---------- Listed records ----------
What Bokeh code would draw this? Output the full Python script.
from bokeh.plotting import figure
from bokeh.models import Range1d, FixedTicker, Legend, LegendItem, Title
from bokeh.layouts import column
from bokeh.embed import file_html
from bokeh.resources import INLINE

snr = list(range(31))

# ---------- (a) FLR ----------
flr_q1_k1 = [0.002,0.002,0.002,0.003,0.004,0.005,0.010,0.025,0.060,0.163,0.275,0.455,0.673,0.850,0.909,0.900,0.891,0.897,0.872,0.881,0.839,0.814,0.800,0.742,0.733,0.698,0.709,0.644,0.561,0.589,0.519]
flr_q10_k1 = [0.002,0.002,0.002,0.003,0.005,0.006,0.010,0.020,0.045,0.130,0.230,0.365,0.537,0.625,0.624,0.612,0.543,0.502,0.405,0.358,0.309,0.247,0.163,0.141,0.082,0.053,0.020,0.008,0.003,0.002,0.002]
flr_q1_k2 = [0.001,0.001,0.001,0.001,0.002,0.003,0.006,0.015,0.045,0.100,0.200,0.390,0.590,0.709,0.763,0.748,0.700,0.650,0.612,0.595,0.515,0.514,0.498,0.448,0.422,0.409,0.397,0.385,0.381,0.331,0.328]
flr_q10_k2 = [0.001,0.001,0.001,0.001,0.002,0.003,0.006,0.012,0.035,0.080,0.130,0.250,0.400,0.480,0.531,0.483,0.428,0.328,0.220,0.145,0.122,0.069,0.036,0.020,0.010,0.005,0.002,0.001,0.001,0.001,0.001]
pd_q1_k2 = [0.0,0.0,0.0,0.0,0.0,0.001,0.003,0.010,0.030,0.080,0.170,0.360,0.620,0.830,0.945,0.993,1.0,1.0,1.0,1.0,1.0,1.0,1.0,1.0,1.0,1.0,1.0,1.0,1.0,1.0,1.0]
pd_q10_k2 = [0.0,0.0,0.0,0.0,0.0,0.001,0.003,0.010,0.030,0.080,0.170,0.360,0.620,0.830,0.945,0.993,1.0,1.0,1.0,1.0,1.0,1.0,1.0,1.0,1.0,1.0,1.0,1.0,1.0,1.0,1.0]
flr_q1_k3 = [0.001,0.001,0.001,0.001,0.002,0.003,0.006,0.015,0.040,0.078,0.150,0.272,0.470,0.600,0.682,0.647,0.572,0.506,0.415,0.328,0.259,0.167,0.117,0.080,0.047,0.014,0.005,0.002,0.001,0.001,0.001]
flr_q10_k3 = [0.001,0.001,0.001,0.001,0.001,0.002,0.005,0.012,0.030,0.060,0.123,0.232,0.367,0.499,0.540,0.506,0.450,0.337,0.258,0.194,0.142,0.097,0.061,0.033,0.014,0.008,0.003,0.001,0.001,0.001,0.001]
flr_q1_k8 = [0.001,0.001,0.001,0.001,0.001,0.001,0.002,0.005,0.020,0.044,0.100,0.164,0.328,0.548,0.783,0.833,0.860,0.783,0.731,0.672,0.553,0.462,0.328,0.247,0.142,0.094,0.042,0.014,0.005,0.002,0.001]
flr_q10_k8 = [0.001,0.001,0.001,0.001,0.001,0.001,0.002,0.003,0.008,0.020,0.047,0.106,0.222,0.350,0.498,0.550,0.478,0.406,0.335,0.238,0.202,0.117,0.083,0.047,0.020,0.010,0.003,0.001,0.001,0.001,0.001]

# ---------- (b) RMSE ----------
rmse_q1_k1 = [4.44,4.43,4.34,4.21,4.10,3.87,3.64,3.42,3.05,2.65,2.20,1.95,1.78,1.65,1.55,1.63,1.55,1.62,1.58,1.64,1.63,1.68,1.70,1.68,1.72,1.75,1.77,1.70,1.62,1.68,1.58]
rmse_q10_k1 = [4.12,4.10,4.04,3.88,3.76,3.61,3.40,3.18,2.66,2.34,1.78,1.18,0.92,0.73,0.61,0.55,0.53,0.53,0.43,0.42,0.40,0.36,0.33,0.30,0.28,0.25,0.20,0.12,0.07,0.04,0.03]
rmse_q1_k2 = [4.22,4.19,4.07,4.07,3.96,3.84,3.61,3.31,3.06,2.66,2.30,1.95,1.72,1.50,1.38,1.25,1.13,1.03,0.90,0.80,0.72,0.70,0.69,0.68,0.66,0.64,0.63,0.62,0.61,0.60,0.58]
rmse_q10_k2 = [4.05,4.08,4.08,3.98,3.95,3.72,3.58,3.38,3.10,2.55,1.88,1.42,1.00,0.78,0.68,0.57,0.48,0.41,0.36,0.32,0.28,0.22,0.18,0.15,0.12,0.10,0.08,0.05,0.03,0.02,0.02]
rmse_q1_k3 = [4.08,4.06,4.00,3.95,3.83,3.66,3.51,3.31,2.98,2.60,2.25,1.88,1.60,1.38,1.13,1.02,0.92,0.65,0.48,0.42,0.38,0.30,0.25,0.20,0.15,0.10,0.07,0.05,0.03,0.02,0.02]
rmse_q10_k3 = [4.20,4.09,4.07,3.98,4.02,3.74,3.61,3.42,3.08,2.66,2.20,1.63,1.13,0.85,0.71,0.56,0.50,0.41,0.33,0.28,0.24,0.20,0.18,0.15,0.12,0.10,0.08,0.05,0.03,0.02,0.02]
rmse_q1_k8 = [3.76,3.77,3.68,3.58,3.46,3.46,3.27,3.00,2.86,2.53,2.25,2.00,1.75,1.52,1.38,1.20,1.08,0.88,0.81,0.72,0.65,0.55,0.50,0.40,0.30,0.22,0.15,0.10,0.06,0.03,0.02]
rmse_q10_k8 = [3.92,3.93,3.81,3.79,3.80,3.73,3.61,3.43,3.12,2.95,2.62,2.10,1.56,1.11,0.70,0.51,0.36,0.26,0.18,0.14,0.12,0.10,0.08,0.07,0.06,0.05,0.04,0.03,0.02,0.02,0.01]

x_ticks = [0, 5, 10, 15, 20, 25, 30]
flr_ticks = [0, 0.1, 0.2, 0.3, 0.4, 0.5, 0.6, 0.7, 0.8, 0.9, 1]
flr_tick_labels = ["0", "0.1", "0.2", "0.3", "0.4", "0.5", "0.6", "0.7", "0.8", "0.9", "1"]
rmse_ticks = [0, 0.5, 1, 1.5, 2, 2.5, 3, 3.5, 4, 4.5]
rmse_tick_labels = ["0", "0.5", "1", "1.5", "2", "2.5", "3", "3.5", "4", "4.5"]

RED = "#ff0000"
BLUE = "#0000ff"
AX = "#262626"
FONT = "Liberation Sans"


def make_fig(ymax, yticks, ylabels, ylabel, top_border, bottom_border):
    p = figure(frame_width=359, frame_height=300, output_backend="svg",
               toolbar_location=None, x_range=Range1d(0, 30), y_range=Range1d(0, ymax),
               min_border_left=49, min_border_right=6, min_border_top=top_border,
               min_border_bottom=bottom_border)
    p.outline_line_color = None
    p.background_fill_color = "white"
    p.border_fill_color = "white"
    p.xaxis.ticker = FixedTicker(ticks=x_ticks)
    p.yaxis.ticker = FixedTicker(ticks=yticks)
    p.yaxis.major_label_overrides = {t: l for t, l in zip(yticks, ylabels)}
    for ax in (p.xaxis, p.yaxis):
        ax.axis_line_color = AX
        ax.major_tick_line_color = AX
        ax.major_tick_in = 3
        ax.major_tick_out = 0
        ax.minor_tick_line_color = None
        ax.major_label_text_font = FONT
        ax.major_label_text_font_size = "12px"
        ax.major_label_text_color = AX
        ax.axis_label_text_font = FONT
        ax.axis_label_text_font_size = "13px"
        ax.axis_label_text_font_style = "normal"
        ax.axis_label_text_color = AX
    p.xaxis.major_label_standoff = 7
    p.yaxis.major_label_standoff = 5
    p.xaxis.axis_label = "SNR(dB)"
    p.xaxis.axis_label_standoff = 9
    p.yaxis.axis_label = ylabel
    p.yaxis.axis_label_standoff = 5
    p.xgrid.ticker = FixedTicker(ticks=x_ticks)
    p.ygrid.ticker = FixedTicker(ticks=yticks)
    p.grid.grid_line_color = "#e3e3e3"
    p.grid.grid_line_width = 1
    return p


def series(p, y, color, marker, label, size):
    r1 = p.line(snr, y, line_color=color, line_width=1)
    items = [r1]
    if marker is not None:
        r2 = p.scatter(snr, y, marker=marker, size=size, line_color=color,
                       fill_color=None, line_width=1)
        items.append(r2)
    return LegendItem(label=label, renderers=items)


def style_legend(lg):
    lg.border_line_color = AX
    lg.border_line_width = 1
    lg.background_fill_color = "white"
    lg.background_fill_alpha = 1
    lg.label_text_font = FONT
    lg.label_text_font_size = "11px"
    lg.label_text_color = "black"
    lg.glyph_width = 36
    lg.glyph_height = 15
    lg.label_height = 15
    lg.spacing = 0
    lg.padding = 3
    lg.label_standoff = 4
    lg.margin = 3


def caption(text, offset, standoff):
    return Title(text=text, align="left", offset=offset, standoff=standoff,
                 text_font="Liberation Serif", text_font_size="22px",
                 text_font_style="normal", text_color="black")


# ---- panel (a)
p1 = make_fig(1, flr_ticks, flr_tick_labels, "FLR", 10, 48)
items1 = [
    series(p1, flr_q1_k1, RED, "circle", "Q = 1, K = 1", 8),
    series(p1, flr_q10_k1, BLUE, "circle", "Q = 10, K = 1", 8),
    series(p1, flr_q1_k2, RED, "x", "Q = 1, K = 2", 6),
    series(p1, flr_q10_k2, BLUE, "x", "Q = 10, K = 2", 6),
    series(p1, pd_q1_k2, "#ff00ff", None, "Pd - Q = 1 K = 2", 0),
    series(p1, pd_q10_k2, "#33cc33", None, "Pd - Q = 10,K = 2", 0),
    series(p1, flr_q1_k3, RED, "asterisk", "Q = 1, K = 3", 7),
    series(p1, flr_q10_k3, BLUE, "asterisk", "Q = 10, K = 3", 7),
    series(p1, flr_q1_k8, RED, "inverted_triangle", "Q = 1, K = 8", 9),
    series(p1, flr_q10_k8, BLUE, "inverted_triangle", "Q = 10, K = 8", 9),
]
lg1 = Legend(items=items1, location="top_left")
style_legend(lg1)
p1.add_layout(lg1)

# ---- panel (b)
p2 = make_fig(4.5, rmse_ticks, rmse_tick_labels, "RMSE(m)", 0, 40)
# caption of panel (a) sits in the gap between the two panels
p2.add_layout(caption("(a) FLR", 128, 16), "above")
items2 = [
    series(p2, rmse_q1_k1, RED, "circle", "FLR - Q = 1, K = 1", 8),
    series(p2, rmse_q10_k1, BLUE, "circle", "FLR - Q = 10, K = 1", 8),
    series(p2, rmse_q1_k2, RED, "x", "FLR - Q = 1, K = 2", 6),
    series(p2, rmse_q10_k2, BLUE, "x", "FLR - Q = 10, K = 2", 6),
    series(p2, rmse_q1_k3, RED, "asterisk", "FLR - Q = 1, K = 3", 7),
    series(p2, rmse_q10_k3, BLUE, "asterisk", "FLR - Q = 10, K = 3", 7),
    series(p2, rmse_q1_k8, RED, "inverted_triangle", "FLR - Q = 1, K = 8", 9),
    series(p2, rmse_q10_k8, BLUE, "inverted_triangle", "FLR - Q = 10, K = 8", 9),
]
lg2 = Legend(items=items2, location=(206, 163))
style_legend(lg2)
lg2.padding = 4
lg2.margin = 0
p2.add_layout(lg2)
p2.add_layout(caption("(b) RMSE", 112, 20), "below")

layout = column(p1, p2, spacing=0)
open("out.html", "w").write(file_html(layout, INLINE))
----------
---------- Listed records ----------
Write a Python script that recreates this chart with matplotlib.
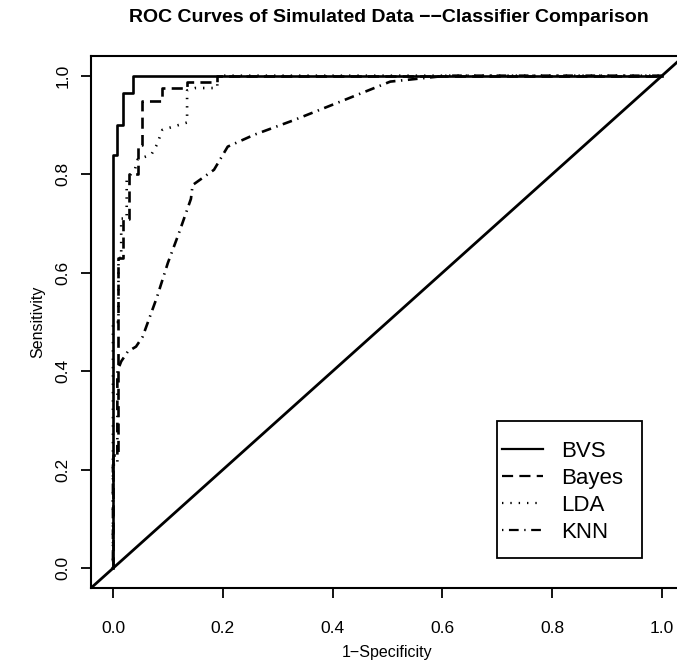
----------
---------- Listed records ----------
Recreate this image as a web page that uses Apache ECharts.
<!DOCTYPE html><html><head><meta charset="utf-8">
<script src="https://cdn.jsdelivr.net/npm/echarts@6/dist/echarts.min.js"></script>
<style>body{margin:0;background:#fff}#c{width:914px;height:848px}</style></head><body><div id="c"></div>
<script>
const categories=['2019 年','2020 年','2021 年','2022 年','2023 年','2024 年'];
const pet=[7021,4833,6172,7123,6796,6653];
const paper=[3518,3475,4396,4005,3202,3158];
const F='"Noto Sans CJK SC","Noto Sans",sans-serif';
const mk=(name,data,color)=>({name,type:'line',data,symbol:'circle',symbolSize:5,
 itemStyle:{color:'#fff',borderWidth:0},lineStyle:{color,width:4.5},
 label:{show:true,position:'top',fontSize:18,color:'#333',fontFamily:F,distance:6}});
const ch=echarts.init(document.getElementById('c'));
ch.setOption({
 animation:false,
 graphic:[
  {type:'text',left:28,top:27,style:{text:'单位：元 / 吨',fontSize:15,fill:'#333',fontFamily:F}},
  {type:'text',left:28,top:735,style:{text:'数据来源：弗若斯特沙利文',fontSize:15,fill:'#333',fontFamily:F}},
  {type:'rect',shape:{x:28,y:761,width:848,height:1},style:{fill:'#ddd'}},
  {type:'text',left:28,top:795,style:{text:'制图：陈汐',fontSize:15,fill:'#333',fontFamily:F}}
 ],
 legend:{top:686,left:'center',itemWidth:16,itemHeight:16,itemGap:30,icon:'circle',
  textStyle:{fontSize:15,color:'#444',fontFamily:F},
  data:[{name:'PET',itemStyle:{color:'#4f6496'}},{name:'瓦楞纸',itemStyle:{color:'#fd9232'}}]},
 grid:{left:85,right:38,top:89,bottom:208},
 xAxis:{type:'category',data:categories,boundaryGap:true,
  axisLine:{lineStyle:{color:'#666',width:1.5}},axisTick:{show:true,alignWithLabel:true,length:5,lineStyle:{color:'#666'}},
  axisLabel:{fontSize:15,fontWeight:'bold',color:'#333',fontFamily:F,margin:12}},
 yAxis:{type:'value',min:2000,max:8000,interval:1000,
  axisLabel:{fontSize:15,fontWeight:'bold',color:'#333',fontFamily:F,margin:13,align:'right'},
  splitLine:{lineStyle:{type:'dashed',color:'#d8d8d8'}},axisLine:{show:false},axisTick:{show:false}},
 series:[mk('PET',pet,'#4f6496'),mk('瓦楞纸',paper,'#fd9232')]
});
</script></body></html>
----------
What do the lines above say from the one containing "What Bokeh code" down to the one containing "snr = list(range(31))"? Return them exactly, both end lines included, and only them.

What Bokeh code would draw this? Output the full Python script.
from bokeh.plotting import figure
from bokeh.models import Range1d, FixedTicker, Legend, LegendItem, Title
from bokeh.layouts import column
from bokeh.embed import file_html
from bokeh.resources import INLINE

snr = list(range(31))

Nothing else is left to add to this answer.